Depois disso, várias autoridades assinam digitalmente o programa da urna com seus certificados digitais. Várias autoridades como o PGR, presidente do TSE, presidente da OAB, todos assinam conjuntamente com seus respectivos certificados, gerando uma única assinatura. Com isso se garante um atributo adicional, que é a autoria. Ou seja, onde estiverem esses programas, se pode verificar assinaturas. Se as assinaturas baterem, significa que os programas estão íntegros, e assegura que são de autoria do TSE. Depois desse processo, se guarda uma cópia dos códigos do software na sala-cofre da sala do TSE, para que possam ser verificados a qualquer momento.

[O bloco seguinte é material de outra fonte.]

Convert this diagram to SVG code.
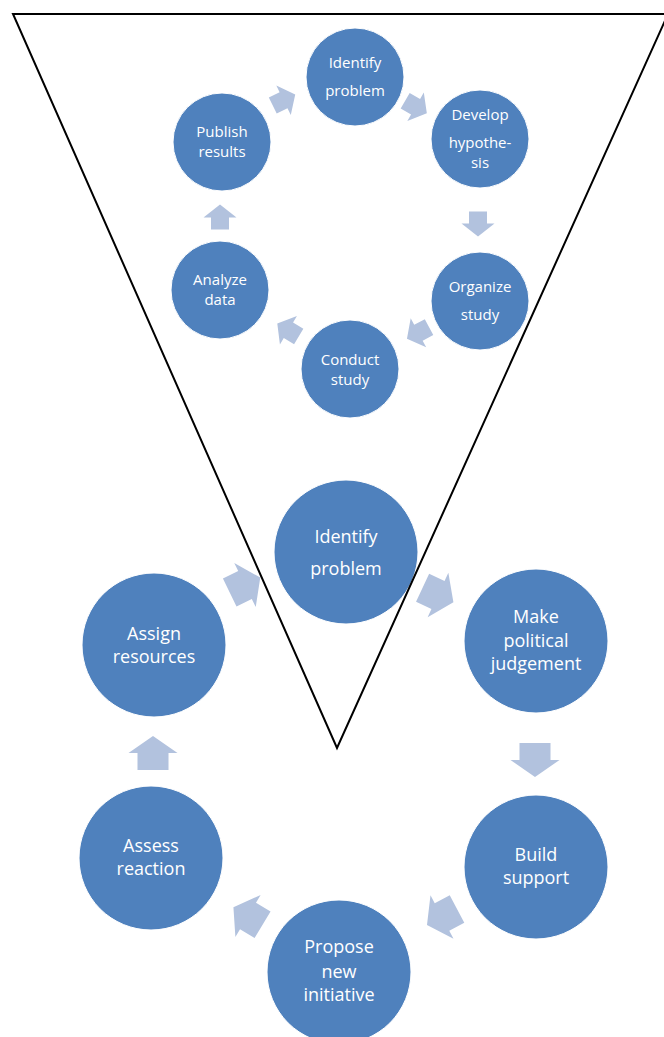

Depois que essa cópia foi guardada na sala-cofre, aí sim se distribui pros tribunais regionais eleitorais e os tribunais inserem esse software nas urnas eletrônicas por meio de uma audiência pública. Em cada tribunal regional, se faz uma convocação onde são convocados os partidos políticos, OAB, Ministério Público. No momento, os partidos podem pedir a verificação das assinaturas. Para ver realmente que as urnas são de autoria do TSE, íntegros e originais. 

Depois que o software é inserido nessa audiência pública com essas testemunhas, a urna é lacrada e carregada para os locais de votação. No momento em que ela é ligada, a primeira coisa que a urna faz é ler novamente as assinaturas. Se as assinaturas não conferirem, a urna não funciona. Então não há possibilidade de um software, que não seja de autoria do TSE, ou seja, a mesma cópia que está na sala-cofre e que tem de alguma maneira adulterado, funcione na urna eletrônica.

Outro elemento é o chamado “log” das urnas, que funciona como uma espécie de “caixa-preta” da urna. Ela registra tudo que acontece com a urna, desde o momento em que ela é instalada com o software, ela passa a computar tudo que aconteceu: data e horário em que foi ligada, desligada, hora em que recebeu o primeiro eleitor, momento em que houve pane, se foi substituída ou não, horário em que emitiu boletins, etc. Caso seja feita alguma alteração nesse processo, a assinatura digital não confere e a urna não funciona.

São alguns desses processos, nós temos mais de uma dezena, eu poderia citar aqui vários outros, mas só para demonstrar o quanto que se ganha com o paradigma digital em termos de funcionalidade, em comparação com o voto convencional.

Você avalia que será necessário inserir mais alguma etapa de segurança para as próxima eleições?

A cada eleição, sempre há um aprimoramento, principalmente com os testes públicos de segurança, que são uma grande evolução dentro do processo. Desde 2009, o TSE abre seus sistemas para que qualquer cidadão brasileiro acima de 18 anos se candidate e verifique a segurança da urna. Participam desse teste pessoas altamente capacitadas, como peritos da polícia federal, universidades, mestrandos, doutorandos e outras pessoas que tenham conhecimento em tecnologia. Então há, sempre, uma evolução no processo eleitoral.

O TSE inclusive paga estadia para qualquer pessoa que tenha condições de testar o software e demonstrar onde estão as fragilidades. Nesse processo se abrem os programas, se dá acesso aos algoritmos, e o TSE coloca a urna à disposição, abre a urna, desativa várias barreiras de segurança para facilitar a vida do hacker, para que ele possa fazer seu plano de ataque. 

À medida que as pessoas avançam para chegar nos dados, isso é registrado pelo TSE. O órgão faz as correções e chama novamente o hacker para testar se ele consegue novamente passar. Só aí a gente tem um processo evolutivo muito grande porque somos provocados pela própria sociedade. Até hoje já foram mais de 50 planos de ataque. E, no fim, a urna só vai para a eleição a partir do momento que essas barreiras forem efetivamente consertadas ou fortalecidas. 

 O TSE é obrigado a fazer esse processo desde uma decisão de 2015. Isso faz com que o sistema seja aprimorado, principalmente no quesito de segurança, constantemente, com atuação da sociedade.